Больная действительно утратила возможность и способность находиться в «среднем» состоянии и не могла «попасть» в «промежуток» между комой и перевозбуждением, паркинсонизмом и лихорадочной деятельностью, депрессией и манией и т. д. Ее ответы стали экстремальными, резкими, приобрели характер «все или ничего», состояние, как пуля, рикошетировало от одного поведенческого полюса к другому, и мисс А. могла в течение двух-трех минут почти без перерыва заявлять, что она превосходно себя чувствует, что она чувствует себя ужасно, что она чудесно видит, что она полностью ослепла, что она не может двигаться, что она не способна остановиться и т. д. Ее воля непрерывно колебалась или была парализована. Она хотела того, чего панически боялась, и боялась того, чего страстно желала. Она любила то, что ненавидела, и ненавидела то, что любила. Ее одолевали абсолютно противоречивые побуждения, что создавало в ее сознании непримиримые противоречия, делает невозможным решение, зажатое между невозможными выборами.
При возбуждении и постоянном внутреннем противоречии личность мисс А. раскололась на десяток личностей мисс А. Личность, страдающая непрерывной полидипсией, тиками, блоком ходьбы, крикунья, хулиганка; личность, пялящая глаза, неисправимая соня, ненасытная жадина, любящая женщина и ненавистница — все они вели непримиримую борьбу между собой за контроль над поведением мисс А. Реальные интересы больной и реальная деятельность практически исчезли и были заменены абсурдными стереотипами, которые перемалывались на все более мелкие составляющие в мельнице ее существа. Она полностью редуцировалась, по большей части времени, до «репертуара» нескольких дюжин мыслей и импульсов, которые фиксировались в раз и навсегда отлитых фразах и речевых формах, повторяющихся компульсивно. Некогда существовавшая мисс А. — такая сострадательная, вовлеченная и яркая — была лишена права собственности на самое себя роем грубых, дегенеративных ипостасей своего «я», шизофреническим расщеплением некогда единого целого ее нераздельной исходной личности.
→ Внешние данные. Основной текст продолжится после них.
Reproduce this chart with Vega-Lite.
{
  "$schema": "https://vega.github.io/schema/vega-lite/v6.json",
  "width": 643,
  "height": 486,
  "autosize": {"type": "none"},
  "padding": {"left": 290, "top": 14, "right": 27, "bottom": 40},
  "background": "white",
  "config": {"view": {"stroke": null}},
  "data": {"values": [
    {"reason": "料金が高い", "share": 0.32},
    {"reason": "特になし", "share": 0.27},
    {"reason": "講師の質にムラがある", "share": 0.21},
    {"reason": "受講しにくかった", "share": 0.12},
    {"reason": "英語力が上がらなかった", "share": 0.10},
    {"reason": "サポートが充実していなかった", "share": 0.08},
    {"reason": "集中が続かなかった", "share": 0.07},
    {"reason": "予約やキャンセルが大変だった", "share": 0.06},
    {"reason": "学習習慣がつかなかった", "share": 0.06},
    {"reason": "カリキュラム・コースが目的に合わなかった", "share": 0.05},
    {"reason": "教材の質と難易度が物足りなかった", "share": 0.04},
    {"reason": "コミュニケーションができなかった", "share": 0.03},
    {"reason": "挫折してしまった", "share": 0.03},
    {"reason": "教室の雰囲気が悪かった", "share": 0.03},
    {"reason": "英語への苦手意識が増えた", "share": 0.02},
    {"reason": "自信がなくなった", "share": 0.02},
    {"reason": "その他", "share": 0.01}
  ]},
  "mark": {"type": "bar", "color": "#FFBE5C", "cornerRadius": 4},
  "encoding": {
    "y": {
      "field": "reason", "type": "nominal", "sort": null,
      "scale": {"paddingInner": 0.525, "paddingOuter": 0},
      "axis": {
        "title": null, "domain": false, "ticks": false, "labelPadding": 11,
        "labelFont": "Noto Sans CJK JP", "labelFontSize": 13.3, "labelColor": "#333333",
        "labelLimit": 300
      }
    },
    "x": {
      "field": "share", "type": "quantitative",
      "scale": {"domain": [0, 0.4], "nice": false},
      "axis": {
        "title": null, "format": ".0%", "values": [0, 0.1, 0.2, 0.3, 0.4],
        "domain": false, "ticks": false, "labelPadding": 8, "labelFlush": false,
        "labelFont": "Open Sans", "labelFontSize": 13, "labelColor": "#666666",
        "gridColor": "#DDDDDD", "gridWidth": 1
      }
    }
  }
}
Но существует несколько обстоятельств, которые соединяют ее в одно целое или то, что напоминает ей о бывшем, но сломанном «я». Музыка успокаивает больную, снижает степень рассеянности и возвращает ей, пусть и на краткий миг, связность мышления и внушает ей дух согласия. То же самое делает с ней природа, когда она сидит в саду. Но по-настоящему прежняя личность возрождается, когда вспоминает об одном дорогом человеке, единственной родственнице, в присутствии которой к ней возвращается неделимый смысл бытия и чувств. У мисс А. есть любимая младшая сестра, которая живет в другом штате, но раз в месяц приезжает в Нью-Йорк навестить ее. Сестра каждый раз забирает мисс А. на целый день и водит ее в оперу, на спектакли, в хорошие рестораны. Мисс А. сияет по возвращении с этих экскурсий и в подробностях рассказывает о них с полным чувством и здравым рассудком. В такие моменты в ней нет ничего шизофренического — ни в мышлении, ни в манерах поведения; к больной возвращается цельность и адекватное восприятие мира. «Я не могу понять, — сказала мне однажды ее сестра, — почему Маргарет называют чокнутой, сумасшедшей или странной. Мы провели чудный день на природе. Она очень интересовалась всем и всеми — была полна жизни, радости. Она была расторможенной и умиротворенной, абсолютно спокойной и безмятежной — не было торопливости или беспрестанного питья воды, о которых мне так много рассказывали. Она разговаривала и смеялась целый день, как это бывало, когда ей было двадцать и о болезни никто и не подозревал. Она сходит с ума в вашем сумасшедшем доме, потому что в нем она полностью отрезана от жизни».
Майрон В
Майрон В. родился в 1908 году в Нью-Йорке. В 1918 году перенес тяжелый грипп, видимо, одновременно с энцефалитом, хотя в тот момент симптомы последнего остались незамеченными. После окончания средней школы мистер В. стал работать сапожником, а к тридцати годам обзавелся собственной обувной мастерской и женился. У него родился сын.